EPA mileage estimates show a small improvement over last year's Suburban, with the 2015 2WD model earning 16 mpg city and 23 mpg highway for a combined rating of 18 mpg; the 4WD Suburban scores 15/22/18 mpg. Chevy claims the Suburban should be the most efficient vehicle in its class, thanks to standard cylinder deactivation and direct injection. During our time behind the wheel, we found the Suburban to report considerably better gas mileage than its predecessor, operating the majority of the time in "V4" mode with half of its cylinders deactivated in normal driving. There's a seamless transition from V8 to V4 modes that's completely transparent to the driver.
Electric power steering also helps improve gas-mileage figures, as does a stronger frame with more high-strength steel--which also gives the Suburban a stiffer body structure, GM claims. Electric power steering is often criticized for a lack of feel, but in a vehicle like the Suburban, sports car-like feel is largely unnecessary, and Chevy makes the most of the ability to deliver effortless steering forces at any speed. The suspension--like the Silverado--remains a leaf-spring design in the rear, though the Suburban LTZ can be ordered with Magnetic Ride Control, a sophisticated setup that uses magnetically charged fluid to change suspension damping rates. When equipped with the MRC package, the Suburban's ride quality is remarkable, smooth and supple, yet with even better control of the large body than you'll find in the already capable standard suspension. The Suburban can tow up to 8,500 pounds.
With the Suburban, Chevy has one of its most popular people carriers--but until recently, accessing its third-row seat has been a chore. With the 2015 model, GM has made the trip to the way-back easier, with more second-row leg room, and with flat-folding third-row seats with power assistance.

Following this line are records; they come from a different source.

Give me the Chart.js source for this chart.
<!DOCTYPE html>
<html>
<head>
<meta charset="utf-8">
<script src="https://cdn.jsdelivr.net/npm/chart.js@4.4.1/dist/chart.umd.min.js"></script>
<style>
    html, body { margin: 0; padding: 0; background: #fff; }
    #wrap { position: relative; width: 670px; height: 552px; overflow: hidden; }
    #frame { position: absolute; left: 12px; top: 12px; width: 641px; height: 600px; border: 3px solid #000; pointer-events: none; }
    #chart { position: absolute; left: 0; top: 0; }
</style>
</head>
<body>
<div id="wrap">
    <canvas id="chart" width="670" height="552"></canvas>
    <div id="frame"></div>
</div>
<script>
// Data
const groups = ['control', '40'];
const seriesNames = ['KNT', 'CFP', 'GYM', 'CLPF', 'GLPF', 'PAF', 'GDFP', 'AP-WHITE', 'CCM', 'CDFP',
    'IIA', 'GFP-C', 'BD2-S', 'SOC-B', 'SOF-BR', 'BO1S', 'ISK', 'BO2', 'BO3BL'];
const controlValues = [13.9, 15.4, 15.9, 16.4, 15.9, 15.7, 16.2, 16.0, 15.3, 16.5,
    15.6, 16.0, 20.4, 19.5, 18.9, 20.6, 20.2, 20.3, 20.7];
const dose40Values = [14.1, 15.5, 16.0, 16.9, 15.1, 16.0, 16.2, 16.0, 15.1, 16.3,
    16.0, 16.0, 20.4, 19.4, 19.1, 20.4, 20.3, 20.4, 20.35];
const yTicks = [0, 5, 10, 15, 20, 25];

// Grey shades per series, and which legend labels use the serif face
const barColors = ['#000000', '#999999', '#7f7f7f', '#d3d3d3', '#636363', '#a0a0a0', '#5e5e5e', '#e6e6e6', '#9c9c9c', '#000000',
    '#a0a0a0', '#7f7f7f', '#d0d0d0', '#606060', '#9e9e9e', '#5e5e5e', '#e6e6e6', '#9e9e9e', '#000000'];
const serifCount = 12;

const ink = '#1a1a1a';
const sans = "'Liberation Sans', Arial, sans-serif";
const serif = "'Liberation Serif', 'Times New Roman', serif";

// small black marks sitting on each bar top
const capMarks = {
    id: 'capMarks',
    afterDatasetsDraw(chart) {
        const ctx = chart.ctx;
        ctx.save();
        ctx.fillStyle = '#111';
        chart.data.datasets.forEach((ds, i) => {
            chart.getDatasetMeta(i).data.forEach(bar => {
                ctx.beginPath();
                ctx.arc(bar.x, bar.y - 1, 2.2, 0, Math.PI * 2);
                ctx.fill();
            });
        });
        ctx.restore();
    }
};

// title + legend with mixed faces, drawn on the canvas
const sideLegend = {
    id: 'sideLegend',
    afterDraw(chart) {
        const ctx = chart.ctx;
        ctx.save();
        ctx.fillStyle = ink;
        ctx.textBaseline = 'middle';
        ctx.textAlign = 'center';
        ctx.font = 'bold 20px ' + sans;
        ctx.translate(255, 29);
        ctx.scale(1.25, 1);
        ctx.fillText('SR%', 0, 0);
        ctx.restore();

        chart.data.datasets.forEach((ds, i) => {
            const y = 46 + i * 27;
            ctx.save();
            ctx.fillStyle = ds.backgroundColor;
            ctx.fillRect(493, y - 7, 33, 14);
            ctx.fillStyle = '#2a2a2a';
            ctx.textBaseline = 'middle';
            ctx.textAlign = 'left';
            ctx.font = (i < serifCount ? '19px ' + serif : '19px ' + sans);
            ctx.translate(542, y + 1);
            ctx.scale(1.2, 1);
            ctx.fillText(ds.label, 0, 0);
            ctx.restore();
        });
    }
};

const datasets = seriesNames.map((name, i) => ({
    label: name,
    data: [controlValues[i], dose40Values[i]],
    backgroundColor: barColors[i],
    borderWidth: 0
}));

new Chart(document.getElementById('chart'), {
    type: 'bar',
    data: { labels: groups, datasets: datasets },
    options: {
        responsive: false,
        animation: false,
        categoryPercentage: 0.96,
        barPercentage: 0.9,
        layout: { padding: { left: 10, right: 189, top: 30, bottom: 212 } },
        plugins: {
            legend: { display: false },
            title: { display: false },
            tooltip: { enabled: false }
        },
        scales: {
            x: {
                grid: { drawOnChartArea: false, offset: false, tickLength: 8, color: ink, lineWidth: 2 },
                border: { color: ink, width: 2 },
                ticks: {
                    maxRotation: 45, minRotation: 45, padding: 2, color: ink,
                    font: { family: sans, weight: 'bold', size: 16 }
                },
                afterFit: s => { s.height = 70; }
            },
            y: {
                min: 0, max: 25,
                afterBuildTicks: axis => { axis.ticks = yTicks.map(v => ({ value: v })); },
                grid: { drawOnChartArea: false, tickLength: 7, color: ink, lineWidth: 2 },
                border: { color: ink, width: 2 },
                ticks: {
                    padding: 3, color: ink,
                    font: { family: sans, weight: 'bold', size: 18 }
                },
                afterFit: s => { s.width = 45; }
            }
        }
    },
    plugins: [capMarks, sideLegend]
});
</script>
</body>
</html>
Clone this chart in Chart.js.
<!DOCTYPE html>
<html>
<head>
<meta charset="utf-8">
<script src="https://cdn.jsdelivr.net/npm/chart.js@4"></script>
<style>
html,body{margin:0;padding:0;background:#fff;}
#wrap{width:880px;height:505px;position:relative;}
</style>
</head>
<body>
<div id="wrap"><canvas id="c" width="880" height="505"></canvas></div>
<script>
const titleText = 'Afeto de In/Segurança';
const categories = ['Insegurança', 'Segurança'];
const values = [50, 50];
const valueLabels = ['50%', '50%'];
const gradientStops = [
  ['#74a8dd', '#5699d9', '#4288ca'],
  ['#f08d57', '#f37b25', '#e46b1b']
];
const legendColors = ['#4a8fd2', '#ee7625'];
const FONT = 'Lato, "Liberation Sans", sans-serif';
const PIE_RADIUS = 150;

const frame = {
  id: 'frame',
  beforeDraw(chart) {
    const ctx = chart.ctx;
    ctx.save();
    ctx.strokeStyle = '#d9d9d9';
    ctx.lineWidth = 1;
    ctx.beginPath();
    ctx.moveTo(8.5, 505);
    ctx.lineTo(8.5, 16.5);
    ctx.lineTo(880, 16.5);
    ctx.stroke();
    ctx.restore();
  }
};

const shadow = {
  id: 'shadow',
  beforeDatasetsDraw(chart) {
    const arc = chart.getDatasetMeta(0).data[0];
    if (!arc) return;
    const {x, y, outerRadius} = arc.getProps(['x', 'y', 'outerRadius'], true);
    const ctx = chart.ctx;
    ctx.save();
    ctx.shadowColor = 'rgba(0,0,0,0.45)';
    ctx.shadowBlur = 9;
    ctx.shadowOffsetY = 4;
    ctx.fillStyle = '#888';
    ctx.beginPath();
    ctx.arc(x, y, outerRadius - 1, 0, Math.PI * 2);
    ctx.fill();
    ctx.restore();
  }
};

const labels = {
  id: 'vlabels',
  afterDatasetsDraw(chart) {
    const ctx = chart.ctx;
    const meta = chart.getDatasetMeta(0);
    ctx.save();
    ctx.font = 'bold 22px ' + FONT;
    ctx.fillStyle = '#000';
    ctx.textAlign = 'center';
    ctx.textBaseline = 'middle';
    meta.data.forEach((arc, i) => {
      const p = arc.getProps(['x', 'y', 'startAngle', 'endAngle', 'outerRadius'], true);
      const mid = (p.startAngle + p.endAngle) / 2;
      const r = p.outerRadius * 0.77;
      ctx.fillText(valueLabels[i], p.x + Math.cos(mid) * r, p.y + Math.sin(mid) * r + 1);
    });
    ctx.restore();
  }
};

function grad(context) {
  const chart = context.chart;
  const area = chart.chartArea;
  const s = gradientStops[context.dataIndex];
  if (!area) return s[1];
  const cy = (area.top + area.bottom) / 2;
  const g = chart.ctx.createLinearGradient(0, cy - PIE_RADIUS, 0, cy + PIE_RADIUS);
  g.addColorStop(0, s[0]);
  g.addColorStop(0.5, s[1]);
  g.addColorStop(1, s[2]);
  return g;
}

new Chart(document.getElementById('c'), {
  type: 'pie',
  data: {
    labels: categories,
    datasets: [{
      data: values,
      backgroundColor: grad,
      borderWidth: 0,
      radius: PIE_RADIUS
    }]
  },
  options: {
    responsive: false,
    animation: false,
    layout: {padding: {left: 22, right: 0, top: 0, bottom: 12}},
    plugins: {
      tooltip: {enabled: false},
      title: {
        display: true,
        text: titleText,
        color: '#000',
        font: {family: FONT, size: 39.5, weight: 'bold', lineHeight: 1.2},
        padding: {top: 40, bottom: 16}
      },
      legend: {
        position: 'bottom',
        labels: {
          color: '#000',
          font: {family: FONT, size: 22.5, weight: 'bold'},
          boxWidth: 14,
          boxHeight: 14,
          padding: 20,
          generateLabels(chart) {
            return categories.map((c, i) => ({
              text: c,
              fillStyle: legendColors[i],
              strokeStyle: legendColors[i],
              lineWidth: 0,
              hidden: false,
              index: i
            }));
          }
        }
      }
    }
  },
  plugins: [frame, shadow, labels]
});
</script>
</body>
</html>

The extra space in the third row is immediately noticeable, though it's still best-suited to shorter adults and children for anything more than short trips. The cabin's storage bins are more useful too, with a center console bin deep enough to hold tablet or small notebook computers.

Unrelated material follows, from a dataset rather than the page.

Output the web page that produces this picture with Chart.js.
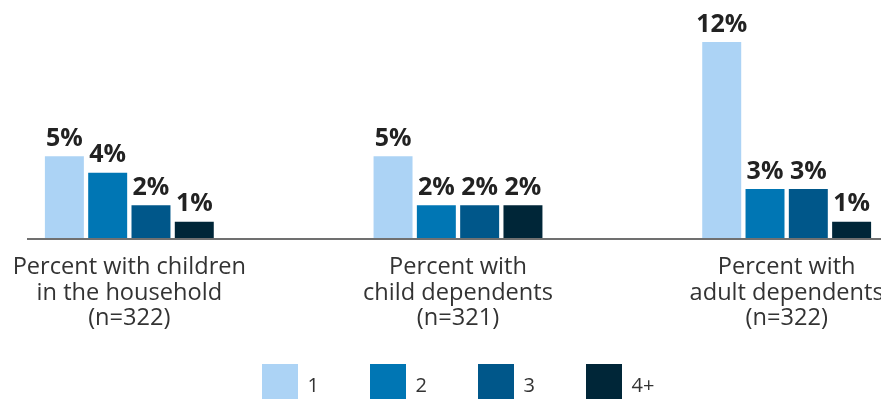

The Suburban buffs up its safety credentials with GM's new front-center airbags, on models with front bucket seats. Adaptive cruise control is an option, as are a lane-departure warning system with seat-mounted haptic alerts, blind-spot monitors, forward collision alerts, and front parking sensors. A head-up display relays key information into the driver's line of sight, making a welcome addition to the Suburban's feature set. The seat-mounted haptic driver alert system, first deployed in the Cadillac brand, is intuitive and attention-getting; it's a definite boon to safety and driver awareness. One side note, however, regarding traditional occupant safety: The federal government this year separately tested a Suburban, and it didn't do quite as well as the Tahoe in frontal protection, or in the side pole test; both models add up to a four-star (out of five-star) Overall Rating, though.

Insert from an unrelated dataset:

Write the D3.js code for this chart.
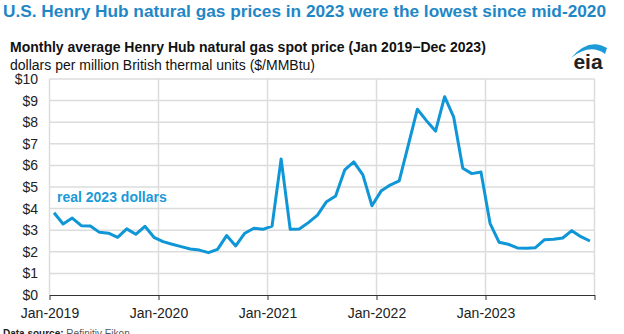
<!DOCTYPE html>
<html>
<head>
<meta charset="utf-8">
<script src="https://cdn.jsdelivr.net/npm/d3@7"></script>
<style>
  html, body { margin: 0; padding: 0; background: #fff; }
  #chart { width: 624px; height: 334px; overflow: hidden; }
  svg { display: block; font-family: "Liberation Sans", Arial, sans-serif; }
</style>
</head>
<body>
<div id="chart"></div>
<script>
// Henry Hub monthly spot price, real 2023 dollars per MMBtu, Jan 2019 - Dec 2023
const prices2019 = [3.81, 3.29, 3.56, 3.21, 3.19, 2.90, 2.86, 2.67, 3.06, 2.81, 3.18, 2.67];
const prices2020 = [2.47, 2.35, 2.24, 2.13, 2.08, 1.96, 2.11, 2.75, 2.27, 2.86, 3.09, 3.04];
const prices2021 = [3.19, 6.30, 3.04, 3.06, 3.35, 3.70, 4.32, 4.58, 5.79, 6.16, 5.56, 4.13];
const prices2022 = [4.81, 5.09, 5.28, 6.94, 8.60, 8.07, 7.59, 9.18, 8.23, 5.87, 5.62, 5.69];
const prices2023 = [3.32, 2.44, 2.35, 2.18, 2.16, 2.19, 2.56, 2.58, 2.64, 2.98, 2.70, 2.50];

const yTicks = [0, 1, 2, 3, 4, 5, 6, 7, 8, 9, 10];
const yearStarts = [0, 12, 24, 36, 48, 60]; // month offsets of each January
const xTickLabels = ["Jan-2019", "Jan-2020", "Jan-2021", "Jan-2022", "Jan-2023", ""];

const title = "U.S. Henry Hub natural gas prices in 2023 were the lowest since mid-2020";
const subtitle = "Monthly average Henry Hub natural gas spot price (Jan 2019\u2212Dec 2023)";
const units = "dollars per million British thermal units ($/MMBtu)";
const seriesLabel = "real 2023 dollars";

const attrs = {
  width: 624,
  height: 334,
  margin: { top: 79, right: 29.5, bottom: 39, left: 49.5 },
  titleWidth: 603,
  lineColor: "#0f96d6",
  titleColor: "#1f87c6",
  gridColor: "#dcdcdc",
};

const values = [].concat(prices2019, prices2020, prices2021, prices2022, prices2023);
const data = values.map((v, i) => ({ month: i + 0.5, value: v }));

const chartWidth = attrs.width - attrs.margin.left - attrs.margin.right;
const chartHeight = attrs.height - attrs.margin.top - attrs.margin.bottom;

const svg = d3.select("#chart")
  .append("svg")
  .attr("width", attrs.width)
  .attr("height", attrs.height);

// headings
const titleText = svg.append("text")
  .attr("x", 3)
  .attr("y", 17)
  .attr("fill", attrs.titleColor)
  .attr("font-size", 18)
  .attr("font-weight", "bold")
  .text(title);

// shrink the headline until it fits the banner width
const titleLen = titleText.node().getComputedTextLength();
if (titleLen > attrs.titleWidth) {
  titleText.attr("font-size", (18 * attrs.titleWidth / titleLen).toFixed(2));
}

svg.append("text")
  .attr("x", 10)
  .attr("y", 52)
  .attr("fill", "#111")
  .attr("font-size", 14)
  .attr("font-weight", "bold")
  .text(subtitle);

svg.append("text")
  .attr("x", 10)
  .attr("y", 70)
  .attr("fill", "#111")
  .attr("font-size", 14)
  .text(units);

// eia logo
const logo = svg.append("g").attr("class", "logo");
logo.append("path")
  .attr("d", "M571,58 Q589,37 607,48 L605,54 Q590,43 571,58 Z")
  .attr("fill", "#1c9bd8");
logo.append("text")
  .attr("x", 588)
  .attr("y", 69)
  .attr("text-anchor", "middle")
  .attr("font-size", 21)
  .attr("font-weight", "bold")
  .attr("fill", "#222")
  .text("eia");

const chart = svg.append("g")
  .attr("transform", `translate(${attrs.margin.left}, ${attrs.margin.top})`);

const x = d3.scaleLinear([0, 60], [0, chartWidth]);
const y = d3.scaleLinear([0, 10], [chartHeight, 0]);

// grid
chart.append("g")
  .attr("class", "h-grid")
  .selectAll("line")
  .data(yTicks.slice(1))
  .join("line")
  .attr("x1", 0)
  .attr("x2", chartWidth)
  .attr("y1", (d) => y(d))
  .attr("y2", (d) => y(d))
  .attr("stroke", attrs.gridColor)
  .attr("stroke-width", 1.5);

chart.append("g")
  .attr("class", "v-grid")
  .selectAll("line")
  .data(yearStarts)
  .join("line")
  .attr("x1", (d) => x(d))
  .attr("x2", (d) => x(d))
  .attr("y1", 0)
  .attr("y2", chartHeight)
  .attr("stroke", attrs.gridColor)
  .attr("stroke-width", 1.5);

// y labels
const yAxis = chart.append("g")
  .attr("class", "y-axis")
  .call(d3.axisLeft(y).tickValues(yTicks).tickFormat((d) => "$" + d).tickSize(0).tickPadding(11.5));
yAxis.select(".domain").remove();
yAxis.selectAll("text")
  .attr("font-size", 14)
  .attr("font-family", "Liberation Sans, Arial, sans-serif")
  .attr("fill", "#222");

// x axis
const xAxis = chart.append("g")
  .attr("class", "x-axis")
  .attr("transform", `translate(0, ${chartHeight})`)
  .call(d3.axisBottom(x).tickValues(yearStarts).tickFormat((d, i) => xTickLabels[i]).tickSizeInner(5).tickSizeOuter(0).tickPadding(8));
xAxis.select(".domain").attr("stroke", "#333");
xAxis.selectAll(".tick line").attr("stroke", "#333");
xAxis.selectAll("text")
  .attr("font-size", 14)
  .attr("font-family", "Liberation Sans, Arial, sans-serif")
  .attr("fill", "#222");

// price line
const line = d3.line()
  .x((d) => x(d.month))
  .y((d) => y(d.value));

chart.append("path")
  .datum(data)
  .attr("d", line)
  .attr("fill", "none")
  .attr("stroke", attrs.lineColor)
  .attr("stroke-width", 3)
  .attr("stroke-linejoin", "round");

chart.append("text")
  .attr("x", 7.5)
  .attr("y", 123)
  .attr("font-size", 14)
  .attr("font-weight", "bold")
  .attr("fill", "#1a9ad8")
  .text(seriesLabel);

// source note, runs off the bottom edge
const source = svg.append("text")
  .attr("x", 3)
  .attr("y", 337)
  .attr("font-size", 10)
  .attr("fill", "#555");
source.append("tspan").attr("font-weight", "bold").attr("fill", "#222").text("Data source: ");
source.append("tspan").text("Refinitiv Eikon");
</script>
</body>
</html>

Other available features include keyless entry; pushbutton start; an 8.0-inch LCD touchscreen radio with Chevy MyLink connectivity; a head-up display; a power tailgate; a cargo-management system; and up to six USB ports and six power outlets. A Blu-Ray DVD entertainment system will also be an option on the Suburban, as will wheels sized up to 22 inches.
The Suburban starts from a base price of $48,950 (including $995 destination charge) for the 2WD LS model. The LT starts from $53,695, and the LTZ starts from $62,695. Adding 4WD to any trim level brings a premium of $3,000.